### RECORDED INFORMATION
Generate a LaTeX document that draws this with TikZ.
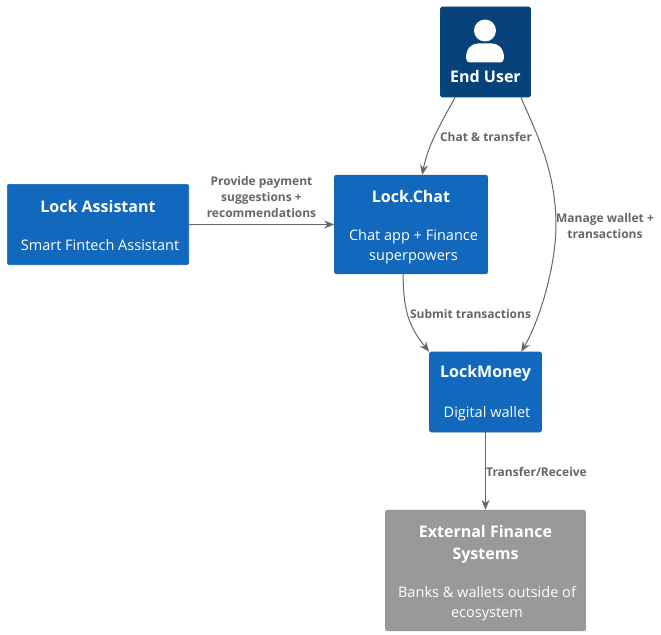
\documentclass[tikz,border=0pt]{standalone}
\usepackage{fontspec}
\setmainfont{Open Sans}
\usetikzlibrary{arrows.meta,calc,positioning}
\definecolor{lockBlue}   {HTML}{1168BD}
\definecolor{lockBlueB}  {HTML}{1263B3}
\definecolor{lockNavy}   {HTML}{08427B}
\definecolor{lockNavyB}  {HTML}{0A4680}
\definecolor{lockGray}   {HTML}{999999}
\definecolor{lockGrayB}  {HTML}{949494}
\definecolor{lockEdge}   {HTML}{666666}
\tikzset{
  boxnode/.style={draw=lockBlueB,fill=lockBlue,rounded corners=1.5pt,line width=0.5pt,inner sep=0pt},
  titletxt/.style={font=\fontsize{12}{16.5}\selectfont\bfseries,white,align=center,inner sep=0pt},
  desctxt/.style={font=\fontsize{10.9}{15}\selectfont,white,align=center,inner sep=0pt},
  edgetxt/.style={font=\fontsize{9}{12}\selectfont\bfseries,lockEdge,align=center,inner sep=0pt},
  flow/.style={draw=lockEdge,line width=0.75pt,-{Stealth[length=7.5pt,width=6pt]}}
}
\begin{document}
\begin{tikzpicture}[x=0.75pt,y=-0.75pt]
        \useasboundingbox (0,0) rectangle (661,635);
        % Boxes
        \node[boxnode,draw=lockNavyB,fill=lockNavy,minimum width=67.5pt,minimum height=67.5pt] (endUser) at (485.5,52) {};
        \node[boxnode,minimum width=136pt,minimum height=60.25pt] (lockAssistant) at (98,224.5) {};
        \node[boxnode,minimum width=114.75pt,minimum height=74pt] (lockChat) at (411,224.5) {};
        \node[boxnode,minimum width=84pt,minimum height=60pt] (lockMoney) at (485.5,392) {};
        \node[boxnode,draw=lockGrayB,fill=lockGray,minimum width=150pt,minimum height=90.5pt] (extFinance) at (485.5,570.5) {};
        % Person
        \fill[white] (485,30.5) circle (8.25pt);
        \fill[white] (466,58) .. controls (466,48) and (472,43.5) .. (478,43.5) -- (492,43.5)
          .. controls (498,43.5) and (504,48) .. (504,58)
          .. controls (504,61) and (502,62.5) .. (500,62.5) -- (470,62.5)
          .. controls (468,62.5) and (466,61) .. (466,58) -- cycle;
        % Texts
        \node[titletxt] (endUserT) at (485.5,76.5) {End User};
        \node[titletxt] (assistantT) at (98,206.5) {Lock Assistant};
        \node[desctxt] (assistantD) at (100,245.5) {Smart Fintech Assistant};
        \node[titletxt] (chatT) at (411,196.5) {Lock.Chat};
        \node[desctxt] (chatD) at (413.5,246.5) {Chat app + Finance\\superpowers};
        \node[titletxt] (moneyT) at (485.5,373.5) {LockMoney};
        \node[desctxt] (moneyD) at (487,414) {Digital wallet};
        \node[titletxt] (extT) at (485.5,544.5) {External Finance\\Systems};
        \node[desctxt] (extD) at (487,603.5) {Banks \& wallets outside of\\ecosystem};
        % Connectors
        \draw[flow] ($(endUser.south west)+(15,0)$) .. controls (440,125) and (428,145) .. ($(lockChat.north west)+(88,0)$);
        \draw[flow] ($(endUser.south east)+(-10,0)$) .. controls (535,130) and (556,170) .. (556,225)
          .. controls (556,265) and (540,320) .. ($(lockMoney.north west)+(92,0)$);
        \draw[flow] ($(lockChat.south west)+(69,0)$) .. controls (403,312) and (410,328) .. (lockMoney.north west);
        \draw[flow] (lockAssistant.east) -- (lockChat.west);
        \draw[flow] (lockMoney.south) -- (extFinance.north);
        % Labels
        \node[edgetxt] (chatL) at (486,136.5) {Chat \& transfer};
        \node[edgetxt] (provideL) at (261.5,196.5) {Provide payment\\suggestions +\\recommendations};
        \node[edgetxt] (submitL) at (470.5,313.5) {Submit transactions};
        \node[edgetxt] (manageL) at (605,225.5) {Manage wallet +\\transactions};
        \node[edgetxt] (transferL) at (536.5,471.5) {Transfer/Receive};
      \end{tikzpicture}
\end{document}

### YOUR INSTRUCTIONS
All of the data needs repeating exactly, but the pictures do not.

### PROBLEM SOLUTION
Generate a LaTeX document that draws this with TikZ.
\documentclass[tikz,border=0pt]{standalone}
\usepackage{fontspec}
\setmainfont{Open Sans}
\usetikzlibrary{arrows.meta,calc,positioning}
\definecolor{lockBlue}   {HTML}{1168BD}
\definecolor{lockBlueB}  {HTML}{1263B3}
\definecolor{lockNavy}   {HTML}{08427B}
\definecolor{lockNavyB}  {HTML}{0A4680}
\definecolor{lockGray}   {HTML}{999999}
\definecolor{lockGrayB}  {HTML}{949494}
\definecolor{lockEdge}   {HTML}{666666}
\tikzset{
  boxnode/.style={draw=lockBlueB,fill=lockBlue,rounded corners=1.5pt,line width=0.5pt,inner sep=0pt},
  titletxt/.style={font=\fontsize{12}{16.5}\selectfont\bfseries,white,align=center,inner sep=0pt},
  desctxt/.style={font=\fontsize{10.9}{15}\selectfont,white,align=center,inner sep=0pt},
  edgetxt/.style={font=\fontsize{9}{12}\selectfont\bfseries,lockEdge,align=center,inner sep=0pt},
  flow/.style={draw=lockEdge,line width=0.75pt,-{Stealth[length=7.5pt,width=6pt]}}
}
\begin{document}
\begin{tikzpicture}[x=0.75pt,y=-0.75pt]
        \useasboundingbox (0,0) rectangle (661,635);
        % Boxes
        \node[boxnode,draw=lockNavyB,fill=lockNavy,minimum width=67.5pt,minimum height=67.5pt] (endUser) at (485.5,52) {};
        \node[boxnode,minimum width=136pt,minimum height=60.25pt] (lockAssistant) at (98,224.5) {};
        \node[boxnode,minimum width=114.75pt,minimum height=74pt] (lockChat) at (411,224.5) {};
        \node[boxnode,minimum width=84pt,minimum height=60pt] (lockMoney) at (485.5,392) {};
        \node[boxnode,draw=lockGrayB,fill=lockGray,minimum width=150pt,minimum height=90.5pt] (extFinance) at (485.5,570.5) {};
        % Person
        \fill[white] (485,30.5) circle (8.25pt);
        \fill[white] (466,58) .. controls (466,48) and (472,43.5) .. (478,43.5) -- (492,43.5)
          .. controls (498,43.5) and (504,48) .. (504,58)
          .. controls (504,61) and (502,62.5) .. (500,62.5) -- (470,62.5)
          .. controls (468,62.5) and (466,61) .. (466,58) -- cycle;
        % Texts
        \node[titletxt] (endUserT) at (485.5,76.5) {End User};
        \node[titletxt] (assistantT) at (98,206.5) {Lock Assistant};
        \node[desctxt] (assistantD) at (100,245.5) {Smart Fintech Assistant};
        \node[titletxt] (chatT) at (411,196.5) {Lock.Chat};
        \node[desctxt] (chatD) at (413.5,246.5) {Chat app + Finance\\superpowers};
        \node[titletxt] (moneyT) at (485.5,373.5) {LockMoney};
        \node[desctxt] (moneyD) at (487,414) {Digital wallet};
        \node[titletxt] (extT) at (485.5,544.5) {External Finance\\Systems};
        \node[desctxt] (extD) at (487,603.5) {Banks \& wallets outside of\\ecosystem};
        % Connectors
        \draw[flow] ($(endUser.south west)+(15,0)$) .. controls (440,125) and (428,145) .. ($(lockChat.north west)+(88,0)$);
        \draw[flow] ($(endUser.south east)+(-10,0)$) .. controls (535,130) and (556,170) .. (556,225)
          .. controls (556,265) and (540,320) .. ($(lockMoney.north west)+(92,0)$);
        \draw[flow] ($(lockChat.south west)+(69,0)$) .. controls (403,312) and (410,328) .. (lockMoney.north west);
        \draw[flow] (lockAssistant.east) -- (lockChat.west);
        \draw[flow] (lockMoney.south) -- (extFinance.north);
        % Labels
        \node[edgetxt] (chatL) at (486,136.5) {Chat \& transfer};
        \node[edgetxt] (provideL) at (261.5,196.5) {Provide payment\\suggestions +\\recommendations};
        \node[edgetxt] (submitL) at (470.5,313.5) {Submit transactions};
        \node[edgetxt] (manageL) at (605,225.5) {Manage wallet +\\transactions};
        \node[edgetxt] (transferL) at (536.5,471.5) {Transfer/Receive};
      \end{tikzpicture}
\end{document}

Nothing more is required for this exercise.